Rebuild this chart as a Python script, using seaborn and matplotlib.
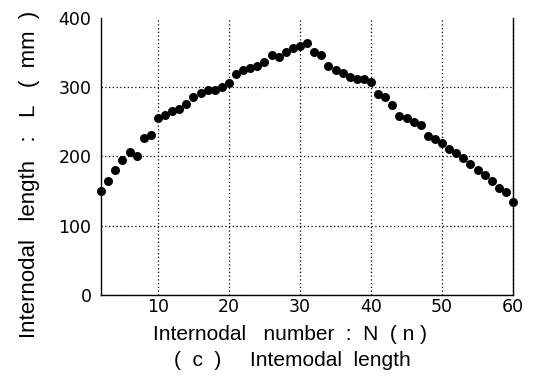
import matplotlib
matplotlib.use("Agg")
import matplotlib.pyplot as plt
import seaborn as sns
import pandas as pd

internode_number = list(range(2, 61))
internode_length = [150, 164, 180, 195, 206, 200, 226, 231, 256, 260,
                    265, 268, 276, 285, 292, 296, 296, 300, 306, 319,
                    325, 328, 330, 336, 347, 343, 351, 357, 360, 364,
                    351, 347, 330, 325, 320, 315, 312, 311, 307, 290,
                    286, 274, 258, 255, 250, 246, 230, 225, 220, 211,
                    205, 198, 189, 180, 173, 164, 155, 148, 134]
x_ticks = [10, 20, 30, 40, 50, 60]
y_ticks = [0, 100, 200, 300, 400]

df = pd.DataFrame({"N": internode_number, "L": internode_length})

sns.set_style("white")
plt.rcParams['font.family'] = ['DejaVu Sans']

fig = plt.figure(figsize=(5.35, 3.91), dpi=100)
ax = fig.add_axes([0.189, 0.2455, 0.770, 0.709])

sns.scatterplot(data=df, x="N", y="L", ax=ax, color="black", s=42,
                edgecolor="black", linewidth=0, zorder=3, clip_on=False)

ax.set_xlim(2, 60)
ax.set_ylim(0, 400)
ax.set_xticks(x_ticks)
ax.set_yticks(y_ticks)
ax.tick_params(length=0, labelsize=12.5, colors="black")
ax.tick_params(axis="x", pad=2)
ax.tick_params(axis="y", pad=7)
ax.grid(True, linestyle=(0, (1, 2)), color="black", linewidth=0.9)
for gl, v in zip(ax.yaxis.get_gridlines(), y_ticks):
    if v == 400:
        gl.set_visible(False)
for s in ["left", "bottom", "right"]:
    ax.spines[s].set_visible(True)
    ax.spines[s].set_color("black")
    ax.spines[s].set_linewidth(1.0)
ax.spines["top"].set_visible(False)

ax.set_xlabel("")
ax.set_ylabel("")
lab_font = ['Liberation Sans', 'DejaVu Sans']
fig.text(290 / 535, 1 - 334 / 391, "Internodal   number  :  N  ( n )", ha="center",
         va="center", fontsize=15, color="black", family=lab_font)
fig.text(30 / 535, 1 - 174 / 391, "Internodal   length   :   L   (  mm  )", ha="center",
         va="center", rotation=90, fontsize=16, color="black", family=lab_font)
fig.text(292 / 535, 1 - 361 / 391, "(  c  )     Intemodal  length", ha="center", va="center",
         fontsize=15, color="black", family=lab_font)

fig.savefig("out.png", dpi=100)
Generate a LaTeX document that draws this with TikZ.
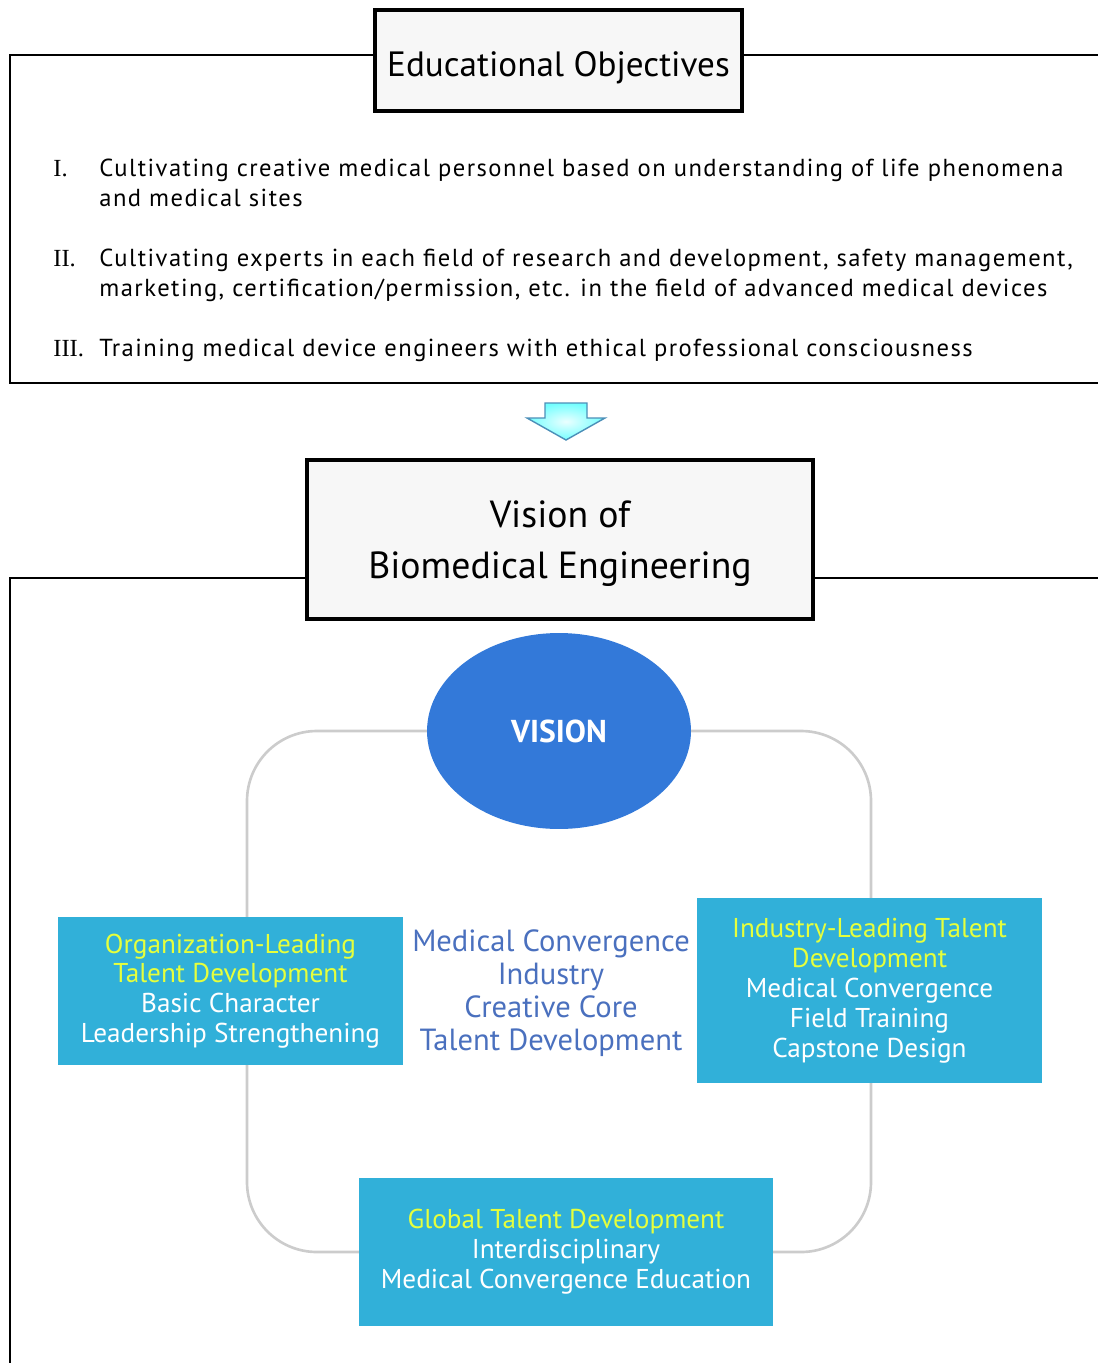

***

Where does the word "matplotlib" appear in the listing? List each line that holds it.

Rebuild this chart as a Python script, using seaborn and matplotlib.
import matplotlib
matplotlib.use("Agg")
import matplotlib.pyplot as plt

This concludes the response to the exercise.